◆ **SHORT TASK**
Tally the lines holding the word "with" and state the count by itself.

◆ **INPUT ROWS**
:::
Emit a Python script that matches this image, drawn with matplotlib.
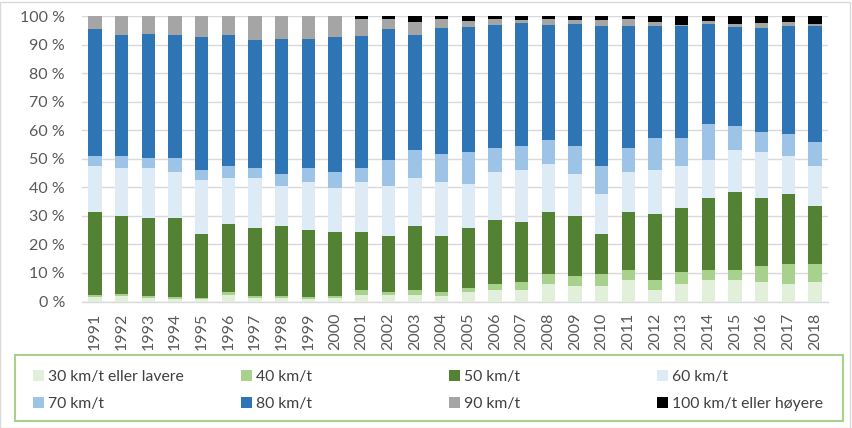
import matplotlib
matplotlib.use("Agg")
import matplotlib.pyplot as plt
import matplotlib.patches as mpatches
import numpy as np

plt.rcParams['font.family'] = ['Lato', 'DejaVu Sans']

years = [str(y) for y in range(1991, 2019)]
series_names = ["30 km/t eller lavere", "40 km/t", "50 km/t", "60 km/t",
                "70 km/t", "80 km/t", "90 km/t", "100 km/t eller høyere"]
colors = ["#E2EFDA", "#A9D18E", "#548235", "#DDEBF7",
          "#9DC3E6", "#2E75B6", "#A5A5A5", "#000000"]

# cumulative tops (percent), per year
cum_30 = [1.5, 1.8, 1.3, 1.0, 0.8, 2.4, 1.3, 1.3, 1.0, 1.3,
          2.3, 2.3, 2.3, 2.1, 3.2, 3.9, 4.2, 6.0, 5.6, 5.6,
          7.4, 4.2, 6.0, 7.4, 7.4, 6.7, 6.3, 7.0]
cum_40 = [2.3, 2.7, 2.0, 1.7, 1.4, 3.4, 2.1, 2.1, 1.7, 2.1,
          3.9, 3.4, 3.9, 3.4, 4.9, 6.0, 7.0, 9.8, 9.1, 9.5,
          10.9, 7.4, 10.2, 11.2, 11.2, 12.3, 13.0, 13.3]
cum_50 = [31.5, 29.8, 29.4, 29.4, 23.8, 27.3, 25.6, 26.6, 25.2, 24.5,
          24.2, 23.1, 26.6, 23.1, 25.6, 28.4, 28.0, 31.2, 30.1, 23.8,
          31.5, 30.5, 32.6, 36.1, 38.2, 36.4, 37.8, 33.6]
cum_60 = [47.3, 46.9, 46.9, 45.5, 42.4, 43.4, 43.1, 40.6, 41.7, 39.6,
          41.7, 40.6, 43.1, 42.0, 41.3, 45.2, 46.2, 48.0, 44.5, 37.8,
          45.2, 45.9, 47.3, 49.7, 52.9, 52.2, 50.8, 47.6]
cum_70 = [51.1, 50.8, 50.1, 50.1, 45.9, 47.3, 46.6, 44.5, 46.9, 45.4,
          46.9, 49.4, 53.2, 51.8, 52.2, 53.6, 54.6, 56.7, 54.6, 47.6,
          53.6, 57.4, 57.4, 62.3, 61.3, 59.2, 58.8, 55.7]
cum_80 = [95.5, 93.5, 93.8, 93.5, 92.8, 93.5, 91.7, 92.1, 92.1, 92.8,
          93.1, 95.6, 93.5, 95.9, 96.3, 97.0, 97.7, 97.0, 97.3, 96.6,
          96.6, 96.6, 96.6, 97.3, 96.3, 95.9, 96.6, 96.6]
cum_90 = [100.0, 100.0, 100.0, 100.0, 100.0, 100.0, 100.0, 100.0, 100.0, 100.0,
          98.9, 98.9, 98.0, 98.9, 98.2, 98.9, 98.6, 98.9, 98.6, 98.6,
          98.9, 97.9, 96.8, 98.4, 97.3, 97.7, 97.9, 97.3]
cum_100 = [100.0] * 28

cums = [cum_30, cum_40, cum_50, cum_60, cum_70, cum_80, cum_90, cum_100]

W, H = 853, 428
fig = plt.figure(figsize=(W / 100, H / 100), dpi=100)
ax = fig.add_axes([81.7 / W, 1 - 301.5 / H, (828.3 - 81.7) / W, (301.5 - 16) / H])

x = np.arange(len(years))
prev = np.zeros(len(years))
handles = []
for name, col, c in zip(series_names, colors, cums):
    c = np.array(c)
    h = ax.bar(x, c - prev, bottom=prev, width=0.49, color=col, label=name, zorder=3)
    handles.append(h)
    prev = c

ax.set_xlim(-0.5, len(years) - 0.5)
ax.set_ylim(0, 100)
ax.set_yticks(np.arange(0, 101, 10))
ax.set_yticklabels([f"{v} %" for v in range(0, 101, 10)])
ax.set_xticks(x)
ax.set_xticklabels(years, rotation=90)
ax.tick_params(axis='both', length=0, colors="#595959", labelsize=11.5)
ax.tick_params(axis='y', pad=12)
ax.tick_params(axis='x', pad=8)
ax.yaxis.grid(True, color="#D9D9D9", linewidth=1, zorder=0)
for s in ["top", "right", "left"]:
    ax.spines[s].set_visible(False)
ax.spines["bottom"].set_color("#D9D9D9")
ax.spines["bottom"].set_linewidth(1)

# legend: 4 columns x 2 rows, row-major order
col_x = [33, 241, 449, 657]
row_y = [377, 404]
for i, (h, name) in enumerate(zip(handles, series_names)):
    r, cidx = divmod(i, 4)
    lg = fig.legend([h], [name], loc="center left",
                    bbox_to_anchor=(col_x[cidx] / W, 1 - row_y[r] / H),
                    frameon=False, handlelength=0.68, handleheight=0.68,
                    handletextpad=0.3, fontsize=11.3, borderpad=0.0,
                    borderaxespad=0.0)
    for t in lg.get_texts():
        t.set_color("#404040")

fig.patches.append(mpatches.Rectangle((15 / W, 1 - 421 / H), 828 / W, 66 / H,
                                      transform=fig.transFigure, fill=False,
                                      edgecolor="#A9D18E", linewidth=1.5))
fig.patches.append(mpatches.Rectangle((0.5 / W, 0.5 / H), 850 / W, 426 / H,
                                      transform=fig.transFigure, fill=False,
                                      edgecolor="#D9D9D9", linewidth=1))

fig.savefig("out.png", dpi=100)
:::
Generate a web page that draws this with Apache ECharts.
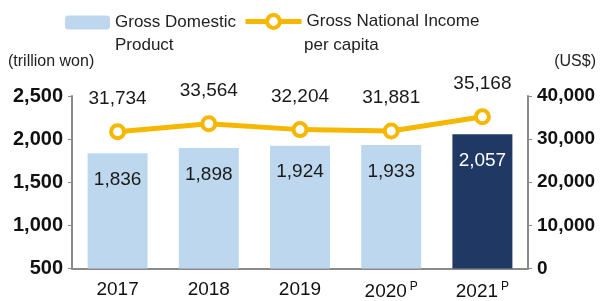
:::
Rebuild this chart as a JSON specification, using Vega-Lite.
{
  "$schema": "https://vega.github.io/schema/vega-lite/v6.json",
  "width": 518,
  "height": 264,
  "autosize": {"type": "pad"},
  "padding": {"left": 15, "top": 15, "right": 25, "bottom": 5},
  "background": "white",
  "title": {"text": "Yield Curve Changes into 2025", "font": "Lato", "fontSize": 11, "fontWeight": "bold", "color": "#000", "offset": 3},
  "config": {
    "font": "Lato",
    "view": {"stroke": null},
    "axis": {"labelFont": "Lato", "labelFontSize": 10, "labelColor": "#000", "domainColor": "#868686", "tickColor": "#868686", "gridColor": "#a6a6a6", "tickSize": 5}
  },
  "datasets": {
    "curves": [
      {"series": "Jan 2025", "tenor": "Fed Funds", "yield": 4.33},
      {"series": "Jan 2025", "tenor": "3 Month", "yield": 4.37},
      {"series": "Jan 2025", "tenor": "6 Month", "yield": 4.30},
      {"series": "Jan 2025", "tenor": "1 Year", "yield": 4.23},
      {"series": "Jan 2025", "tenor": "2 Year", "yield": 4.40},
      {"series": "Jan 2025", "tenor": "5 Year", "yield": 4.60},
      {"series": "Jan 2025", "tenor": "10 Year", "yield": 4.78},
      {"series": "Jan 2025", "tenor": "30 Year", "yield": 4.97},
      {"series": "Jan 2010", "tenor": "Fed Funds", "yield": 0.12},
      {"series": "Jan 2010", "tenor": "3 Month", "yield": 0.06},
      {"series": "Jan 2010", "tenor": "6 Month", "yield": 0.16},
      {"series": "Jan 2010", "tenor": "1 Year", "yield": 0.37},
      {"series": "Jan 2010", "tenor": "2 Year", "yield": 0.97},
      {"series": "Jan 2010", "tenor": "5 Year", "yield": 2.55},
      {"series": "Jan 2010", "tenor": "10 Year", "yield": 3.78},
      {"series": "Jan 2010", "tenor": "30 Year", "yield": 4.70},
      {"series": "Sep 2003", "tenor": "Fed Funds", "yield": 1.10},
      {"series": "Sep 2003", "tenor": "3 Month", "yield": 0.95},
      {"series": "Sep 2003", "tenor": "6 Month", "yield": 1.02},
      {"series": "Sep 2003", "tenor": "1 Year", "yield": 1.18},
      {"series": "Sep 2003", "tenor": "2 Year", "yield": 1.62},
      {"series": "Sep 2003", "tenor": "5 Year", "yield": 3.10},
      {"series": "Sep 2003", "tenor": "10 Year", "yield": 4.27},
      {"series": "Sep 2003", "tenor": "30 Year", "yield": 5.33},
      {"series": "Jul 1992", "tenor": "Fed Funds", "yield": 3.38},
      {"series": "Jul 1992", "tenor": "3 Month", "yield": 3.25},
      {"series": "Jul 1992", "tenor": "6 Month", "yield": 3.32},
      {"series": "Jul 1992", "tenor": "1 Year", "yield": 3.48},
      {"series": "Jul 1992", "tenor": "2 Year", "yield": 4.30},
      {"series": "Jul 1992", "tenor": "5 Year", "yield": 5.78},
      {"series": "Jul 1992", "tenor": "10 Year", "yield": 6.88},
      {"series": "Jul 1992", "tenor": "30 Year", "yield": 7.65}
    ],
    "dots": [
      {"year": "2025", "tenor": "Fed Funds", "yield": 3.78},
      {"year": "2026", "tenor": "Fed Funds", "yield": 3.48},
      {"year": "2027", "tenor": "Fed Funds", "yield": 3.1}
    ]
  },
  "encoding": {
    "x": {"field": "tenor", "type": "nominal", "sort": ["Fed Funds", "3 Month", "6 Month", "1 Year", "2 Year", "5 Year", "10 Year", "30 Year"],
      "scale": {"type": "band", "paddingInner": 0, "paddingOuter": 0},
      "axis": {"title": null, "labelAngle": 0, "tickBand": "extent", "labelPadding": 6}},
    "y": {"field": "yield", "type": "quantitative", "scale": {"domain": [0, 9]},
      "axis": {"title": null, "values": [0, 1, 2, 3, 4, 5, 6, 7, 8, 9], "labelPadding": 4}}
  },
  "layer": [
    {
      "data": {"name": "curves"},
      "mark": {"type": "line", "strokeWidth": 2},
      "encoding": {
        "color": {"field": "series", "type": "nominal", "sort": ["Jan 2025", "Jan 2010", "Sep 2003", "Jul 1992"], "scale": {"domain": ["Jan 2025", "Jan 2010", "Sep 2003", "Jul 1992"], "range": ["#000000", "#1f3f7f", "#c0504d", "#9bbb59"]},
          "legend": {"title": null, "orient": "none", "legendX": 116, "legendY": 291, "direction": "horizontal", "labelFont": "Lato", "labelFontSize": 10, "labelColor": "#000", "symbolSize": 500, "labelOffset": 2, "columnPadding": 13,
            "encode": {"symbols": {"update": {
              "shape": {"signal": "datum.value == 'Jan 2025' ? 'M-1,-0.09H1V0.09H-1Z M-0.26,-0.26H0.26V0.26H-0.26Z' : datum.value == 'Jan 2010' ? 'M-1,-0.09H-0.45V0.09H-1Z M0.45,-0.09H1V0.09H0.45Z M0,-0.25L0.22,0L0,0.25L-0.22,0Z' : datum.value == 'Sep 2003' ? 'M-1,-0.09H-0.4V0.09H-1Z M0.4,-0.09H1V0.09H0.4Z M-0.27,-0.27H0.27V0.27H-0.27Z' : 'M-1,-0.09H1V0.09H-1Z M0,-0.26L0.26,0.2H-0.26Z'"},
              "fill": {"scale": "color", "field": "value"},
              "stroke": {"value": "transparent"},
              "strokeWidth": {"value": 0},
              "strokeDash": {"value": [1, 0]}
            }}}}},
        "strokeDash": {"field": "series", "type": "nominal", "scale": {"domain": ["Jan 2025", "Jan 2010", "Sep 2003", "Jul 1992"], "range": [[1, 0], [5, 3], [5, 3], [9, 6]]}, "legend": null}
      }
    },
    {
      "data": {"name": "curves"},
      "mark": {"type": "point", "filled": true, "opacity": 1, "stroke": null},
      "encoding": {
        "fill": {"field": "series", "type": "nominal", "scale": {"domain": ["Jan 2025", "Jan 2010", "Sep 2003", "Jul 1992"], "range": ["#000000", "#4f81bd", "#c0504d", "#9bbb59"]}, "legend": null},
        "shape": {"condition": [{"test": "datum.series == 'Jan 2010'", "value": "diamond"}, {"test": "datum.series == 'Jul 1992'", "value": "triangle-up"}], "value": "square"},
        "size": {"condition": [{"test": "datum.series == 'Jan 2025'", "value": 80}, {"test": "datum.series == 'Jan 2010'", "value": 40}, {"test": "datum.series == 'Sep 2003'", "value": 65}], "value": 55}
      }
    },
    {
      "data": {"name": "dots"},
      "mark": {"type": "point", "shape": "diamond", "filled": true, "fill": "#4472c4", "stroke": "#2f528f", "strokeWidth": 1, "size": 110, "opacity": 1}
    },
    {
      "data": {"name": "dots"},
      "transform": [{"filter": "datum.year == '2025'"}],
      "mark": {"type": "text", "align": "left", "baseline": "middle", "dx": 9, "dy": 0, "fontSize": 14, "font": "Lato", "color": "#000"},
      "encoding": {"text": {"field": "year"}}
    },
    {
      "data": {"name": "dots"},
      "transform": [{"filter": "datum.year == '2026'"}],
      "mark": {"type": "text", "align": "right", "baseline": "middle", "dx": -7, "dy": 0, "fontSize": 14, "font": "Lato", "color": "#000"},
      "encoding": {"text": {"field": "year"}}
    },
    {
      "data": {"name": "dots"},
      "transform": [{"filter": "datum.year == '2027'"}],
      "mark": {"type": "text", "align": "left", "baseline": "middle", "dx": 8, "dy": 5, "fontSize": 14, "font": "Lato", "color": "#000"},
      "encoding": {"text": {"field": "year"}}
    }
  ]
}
:::
◆ **SOLUTION**
2